To do -
Provide an exact transcription of all the records.

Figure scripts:
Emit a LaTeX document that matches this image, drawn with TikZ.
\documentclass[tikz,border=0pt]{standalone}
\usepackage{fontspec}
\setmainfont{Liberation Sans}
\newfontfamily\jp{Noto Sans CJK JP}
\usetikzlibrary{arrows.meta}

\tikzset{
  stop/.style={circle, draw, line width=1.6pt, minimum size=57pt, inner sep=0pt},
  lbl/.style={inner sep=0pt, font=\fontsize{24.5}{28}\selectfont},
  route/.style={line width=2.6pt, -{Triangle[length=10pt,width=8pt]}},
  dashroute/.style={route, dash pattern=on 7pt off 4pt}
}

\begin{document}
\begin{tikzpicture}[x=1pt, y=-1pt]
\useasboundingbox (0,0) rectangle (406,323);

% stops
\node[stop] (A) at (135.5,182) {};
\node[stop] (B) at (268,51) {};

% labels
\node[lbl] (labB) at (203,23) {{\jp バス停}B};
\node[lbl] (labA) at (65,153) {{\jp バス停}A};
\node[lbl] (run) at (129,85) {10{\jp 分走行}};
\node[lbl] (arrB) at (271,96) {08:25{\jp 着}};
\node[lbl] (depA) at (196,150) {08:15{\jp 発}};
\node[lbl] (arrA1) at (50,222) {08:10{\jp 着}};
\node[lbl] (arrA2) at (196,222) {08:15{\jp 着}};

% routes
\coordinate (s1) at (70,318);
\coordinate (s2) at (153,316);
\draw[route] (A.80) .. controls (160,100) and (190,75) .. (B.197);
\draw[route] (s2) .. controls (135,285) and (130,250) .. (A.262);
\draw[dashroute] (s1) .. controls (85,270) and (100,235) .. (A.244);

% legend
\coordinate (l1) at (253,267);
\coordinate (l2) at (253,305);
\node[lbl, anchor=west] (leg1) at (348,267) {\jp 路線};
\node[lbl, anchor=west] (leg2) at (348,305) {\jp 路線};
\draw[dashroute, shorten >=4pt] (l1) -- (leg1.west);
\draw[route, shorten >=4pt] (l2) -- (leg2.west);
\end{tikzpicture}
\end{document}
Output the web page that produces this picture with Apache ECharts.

Complete output -
Emit a LaTeX document that matches this image, drawn with TikZ.
\documentclass[tikz,border=0pt]{standalone}
\usepackage{fontspec}
\setmainfont{Liberation Sans}
\newfontfamily\jp{Noto Sans CJK JP}
\usetikzlibrary{arrows.meta}

\tikzset{
  stop/.style={circle, draw, line width=1.6pt, minimum size=57pt, inner sep=0pt},
  lbl/.style={inner sep=0pt, font=\fontsize{24.5}{28}\selectfont},
  route/.style={line width=2.6pt, -{Triangle[length=10pt,width=8pt]}},
  dashroute/.style={route, dash pattern=on 7pt off 4pt}
}

\begin{document}
\begin{tikzpicture}[x=1pt, y=-1pt]
\useasboundingbox (0,0) rectangle (406,323);

% stops
\node[stop] (A) at (135.5,182) {};
\node[stop] (B) at (268,51) {};

% labels
\node[lbl] (labB) at (203,23) {{\jp バス停}B};
\node[lbl] (labA) at (65,153) {{\jp バス停}A};
\node[lbl] (run) at (129,85) {10{\jp 分走行}};
\node[lbl] (arrB) at (271,96) {08:25{\jp 着}};
\node[lbl] (depA) at (196,150) {08:15{\jp 発}};
\node[lbl] (arrA1) at (50,222) {08:10{\jp 着}};
\node[lbl] (arrA2) at (196,222) {08:15{\jp 着}};

% routes
\coordinate (s1) at (70,318);
\coordinate (s2) at (153,316);
\draw[route] (A.80) .. controls (160,100) and (190,75) .. (B.197);
\draw[route] (s2) .. controls (135,285) and (130,250) .. (A.262);
\draw[dashroute] (s1) .. controls (85,270) and (100,235) .. (A.244);

% legend
\coordinate (l1) at (253,267);
\coordinate (l2) at (253,305);
\node[lbl, anchor=west] (leg1) at (348,267) {\jp 路線};
\node[lbl, anchor=west] (leg2) at (348,305) {\jp 路線};
\draw[dashroute, shorten >=4pt] (l1) -- (leg1.west);
\draw[route, shorten >=4pt] (l2) -- (leg2.west);
\end{tikzpicture}
\end{document}
Output the web page that produces this picture with Apache ECharts.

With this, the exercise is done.